2. Masking the Mineral Taste
Minerals taste chalky, bitter, or metallic. In a gummy, taste matters most, so masking that is essential. That takes good flavor science. But go heavy on strong flavors and acids, and the gummy can get sticky and clump from moisture. You need a flavor system that's strong enough to cover the minerals but also keeps the gummy stable on the shelf.
3. The Structural Challenge
Adding a meaningful dose of minerals adds real mass to the gummy. Too much can mess up the gelling process—making the gummy too hard, too soft, or not set at all. It can also turn it gritty or dense. Getting a smooth texture with effective doses takes careful process control.
4. Shelf Life vs. Potency
A gummy isn't static. It's a dynamic system. Manufacturers have to make sure minerals don't speed up the breakdown of other vitamins, and that the gummy's moisture doesn't destroy potency over time. That means planning ahead from the start.
How They Actually Pull It Off
So how do the best makers do it? The fixes are often invisible, but they're what separate good from great.
- Choose the right ingredients: stable, absorbable forms that work well in gummy format (even if they cost more).
- Micro-encapsulation is a game-changer. It wraps mineral particles or vitamin D in a protective coating.

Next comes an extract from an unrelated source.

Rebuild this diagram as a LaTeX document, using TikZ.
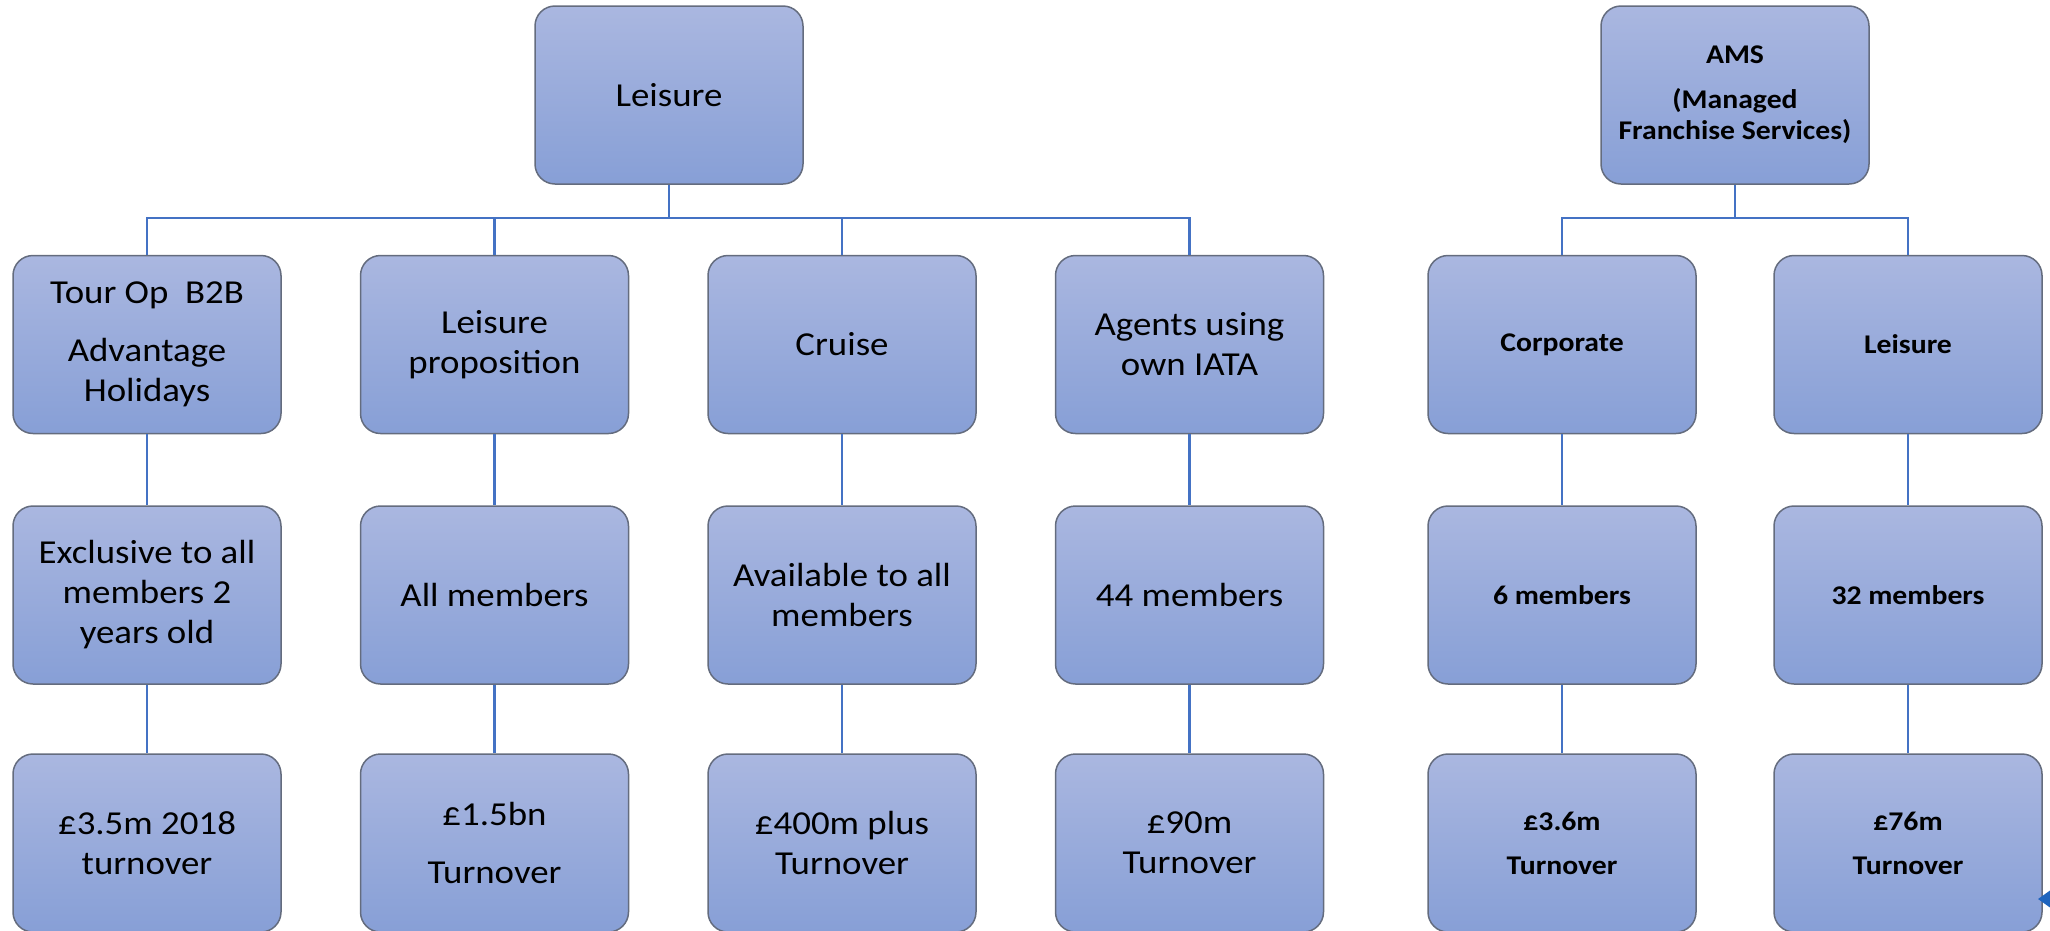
\documentclass[tikz,border=0pt]{standalone}
\usepackage{fontspec}
\setmainfont{Carlito}[FakeStretch=1.1]
\definecolor{boxtop}{RGB}{170,183,224}
\definecolor{boxbot}{RGB}{135,159,214}
\definecolor{boxline}{RGB}{100,108,126}
\definecolor{linkblue}{RGB}{68,114,196}
\definecolor{markblue}{RGB}{30,100,190}
\newcommand{\plainsize}{\fontsize{33.5}{40}\selectfont}
\newcommand{\boldsize}{\fontsize{27}{31}\selectfont\bfseries}
\tikzset{
  unit/.style={rectangle, rounded corners=20pt, draw=boxline, line width=1.5pt,
    top color=boxtop, bottom color=boxbot,
    minimum width=268pt, minimum height=178pt, inner sep=0pt, align=center},
  plainunit/.style={unit, font=\plainsize},
  boldunit/.style={unit, font=\boldsize},
  link/.style={draw=linkblue, line width=2.5pt}
}
\begin{document}
\begin{tikzpicture}[x=1pt, y=-1pt]
\useasboundingbox (0,0) rectangle (2050,930);
\clip (0,0) rectangle (2050,930);

% Leisure branch
\node[plainunit] (lhead) at (669,95) {Leisure};
\node[plainunit] (t1) at (147,344.5) {Tour Op\ \ B2B\\[18pt]Advantage\\Holidays};
\node[plainunit] (t2) at (494.5,344.5) {Leisure\\proposition};
\node[plainunit] (t3) at (842,344.5) {Cruise};
\node[plainunit] (t4) at (1189.5,344.5) {Agents using\\own IATA};
\node[plainunit] (m1) at (147,595) {Exclusive to all\\members 2\\years old};
\node[plainunit] (m2) at (494.5,595) {All members};
\node[plainunit] (m3) at (842,595) {Available to all\\members};
\node[plainunit] (m4) at (1189.5,595) {44 members};
\node[plainunit] (b1) at (147,843) {£3.5m 2018\\turnover};
\node[plainunit] (b2) at (494.5,843) {£1.5bn\\[18pt]Turnover};
\node[plainunit] (b3) at (842,843) {£400m plus\\Turnover};
\node[plainunit] (b4) at (1189.5,843) {£90m\\Turnover};

% AMS branch
\node[boldunit] (ahead) at (1735,95) {AMS\\[14pt](Managed\\Franchise Services)};
\node[boldunit] (c1) at (1562,344.5) {Corporate};
\node[boldunit] (c2) at (1908,344.5) {Leisure};
\node[boldunit] (n1) at (1562,595) {6 members};
\node[boldunit] (n2) at (1908,595) {32 members};
\node[boldunit] (f1) at (1562,843) {£3.6m\\[13pt]Turnover};
\node[boldunit] (f2) at (1908,843) {£76m\\[13pt]Turnover};

% bus junctions
\coordinate (lbus) at (669,218);
\coordinate (abus) at (1735,218);

% connectors
\draw[link] (lhead.south) -- (lbus);
\foreach \n in {t1,t2,t3,t4} \draw[link] (\n.north) |- (lbus);
\draw[link] (ahead.south) -- (abus);
\foreach \n in {c1,c2} \draw[link] (\n.north) |- (abus);
\draw[link] (t1.south) -- (m1.north);
\draw[link] (t2.south) -- (m2.north);
\draw[link] (t3.south) -- (m3.north);
\draw[link] (t4.south) -- (m4.north);
\draw[link] (m1.south) -- (b1.north);
\draw[link] (m2.south) -- (b2.north);
\draw[link] (m3.south) -- (b3.north);
\draw[link] (m4.south) -- (b4.north);
\draw[link] (c1.south) -- (n1.north);
\draw[link] (c2.south) -- (n2.north);
\draw[link] (n1.south) -- (f1.north);
\draw[link] (n2.south) -- (f2.north);

% small pointer at the right edge
\fill[markblue] (2038,899) -- (2062,882) -- (2062,916) -- cycle;
\end{tikzpicture}
\end{document}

That tiny barrier hides bad tastes, stops ingredients from reacting, and keeps nutrients stable—all without ruining the smooth texture.
- Precision in process: exact temperatures, consistent mixing, careful drying. These aren't just steps—they're critical for accurate doses, good texture, and long shelf life.
A great bone health gummy's quality goes beyond what's on the label. It's in how well it solves these hidden challenges. The best supplements come from serious science and careful manufacturing—making something that works as well as it tastes.